Isidoro Santececca, 54, owner of the historic Trattoria da Marcello in Rome’s San Lorenzo district, and Francesco Piva, a 44-year-old entrepreneur, also from Rome, sailed their first regatta in doubles in the 1990s in the Rome for Two. Then, still in pairs on production boats, they participated in several rounds of Corsica and Sardinia, the Carthago Dilecta Est and also won the first edition of the “for Two” category of the Middle Sea Race with theX452 Durlindana. With the same boat they completed a transfer from the Virgin Islands to the Azores. In April 2011, they crossed the Atlantic again, from Fort Lauderdale (in Florida, U.S.) to Horta (Azores), to qualify themselves and Piva’s boat, the Kiwi 40 FC Peraspera, with the idea of perhaps participating in the next edition of the round-the-world Global Ocean Race (for double crews aboard Class 40s). “After many regattas in the Mediterranean and two Atlantic crossings by transfer, we felt the desire to participate in a double ocean race, which would mark the closure of a fifteen-year journey and, probably, open a new experience, which could be the round-the-world race,” says Isidoro Santececca. For two experienced sailors, but who do anything else in life, the Transquadra is the perfect ocean race, because it is reserved for non-professional skippers of at least 40 years of age, who can decide to sail solo or in doubles, but still always with standard boats. Also, in this year’s seventh edition, participants were allowed for the first time to reach the Madeira archipelago (where the transatlantic race starts) from Saint Nazaire (France) or Barcelona (Spain). Last summer, Santececca and Piva then participated in the first leg, from Barcelona to Porto Santo (Madeira), with the Sun Fast 3200 purchased in 2009 specifically for this regatta and christened the Cymba (Barca, in Latin). When, on January 28, together with a fleet of nearly one hundred boats (including, among others, the Sun Fast 3200 Mima of Andrea Gancia and Massimo Rufini and Splinter of Nino Merola and Andrea Caracci) they set off for Martinique: added to the regattas and training in the Mediterranean and the first leg of the la Transquadra, they already boasted about 10,000 miles of sailing with Cymba.

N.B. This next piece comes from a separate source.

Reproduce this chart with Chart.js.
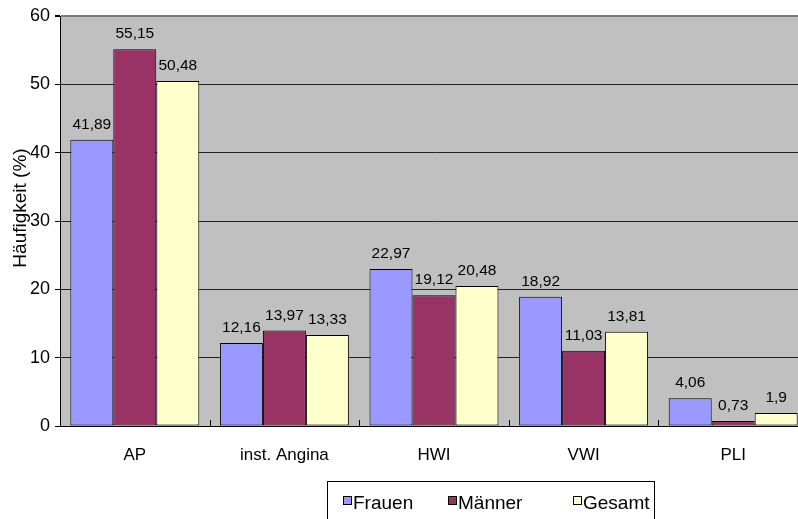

Isidoro Santacecca and Francesco piva aboard the Sun Fast 3200.

First the “boom,” then the “crash”

By the fifth day of the crossing, Santececca and Piva were happy and in great shape. “The race was going really well, we were in a great position and the conditions were ideal, with aft winds between 15 and 20 knots that had allowed us to establish remarkable daily averages, between 150 and 190 miles, and reach top speeds of almost 17 knots, on planing,” Santececca says. A dream crossing that, however, came to an abrupt end between 2 and 3 a.m. on Feb. 2, in the middle of the night, when it was dark because there was not even a moon. “I had finished my rest shift and had been at the helm for a few minutes. I was holding a speed of 10 knots, with the 30-square-meter mainsail and 80-square-meter spi on shore. Just enough time to hear a ‘boom,’ on the bottom of the hull, that soon after my ears were deafened by a frightening ‘crash,'” Santececca recalls. It was that sound, combined with the smell of polyester diffused in the air, that made the pair of sailors immediately realize the severity of the damage. “Those who sail, the dull thuds of objects touching the hull are used to it; but when you hear a bang like ours, you immediately realize that, at the very least, the race is over at that moment.” So Santececca and Piva ‘s first feeling was one of disappointment; in one “crash” they saw a three-year project go up in smoke. Immediately afterward, however, they took action to verify the extent of the damage, which, speaking later with the boat’s designer, was definitely caused by a very hard object, thus ruling out the possibility of a whale. “The rapid sequence of the bang and the dynamics of the crash, indicate to us that the object was hit with the rudder which, not breaking, then went over the object from which it received a strong push from the bottom upwards. At that point, the blade entered the hull and the axle caused the shad on deck to explode by compression,” explains Santececca, who adds, “The Jeanneau engineers told us that we were also lucky: if at that speed the object so hard we had hit it with the keel, we would have lost it and capsized.”

Santacecca and Piva “guests” aboard the French Prévot-Le Cunff’s Bavaria 36 Vagdespoir.

The “Breton-style” rescue

With the bottom of the boat open by a rift of more than a meter that was letting in water and with the blade stuck in the hull, which could not be disassembled or removed because of its excessively strong shaft, and thus preventing the crew from steering with the other working rudder, which meanwhile had been misaligned from the broken one, Santececca and Piva after several hours had to make the decision to abandon the boat. “With sadness in our hearts, we had to consider the priority, which was the preservation of our lives. The decision was made unanimously.” Immediately after the accident, the pair of Cymba had alerted the Race Committee, which, in addition to contacting the Italian Port Authority (also alerted by the Epirb signal) and the U.S. Coast Guard, had asked competitors sailing in the same area as Santececca and Piva to head for the drifting boat. The first to be heard (first on the satellite phone, then on vhf) were Frenchmen Daniel Prévot and René Le Cunff, racing on the Bavaria 36 Vagdespoir, who a few hours later (about seven hours from the time of the accident) arrived at the spot. “Along with them came two other solo competitors,” Santececca says. “Despite the disappointment of what was happening, at that moment I felt a great emotion to see these three sails coming towards us at the same time. It was very nice to see that the man of the sea has values above all else: those people had diverted their course, momentarily abandoning the regatta, to come and help us.”

The birth of a great friendship

Isidoro Santececca and Francesco Pica thus boarded the Vagdespoir of Prévot and Le Cunff, with whom they arrived in Martinique after thirteen days of sailing. “Fortunately, the French couple were an uncompetitive and very cruise-minded crew. After a first day spent with some understandable cohabitation problems, we got to know each other and had a great time. They had a galley for two crossings. We cooked them nice pastas, then ended up taking turns with them, helming and adjusting sails. I must say that in the misfortune we were lucky not to be picked up by a ship that would have taken us who knows where. In this way we still reached the finish line of the regatta on a boat of competitors who, today, are our friends as if we had known them for 30 years.”. All’s well that ends well.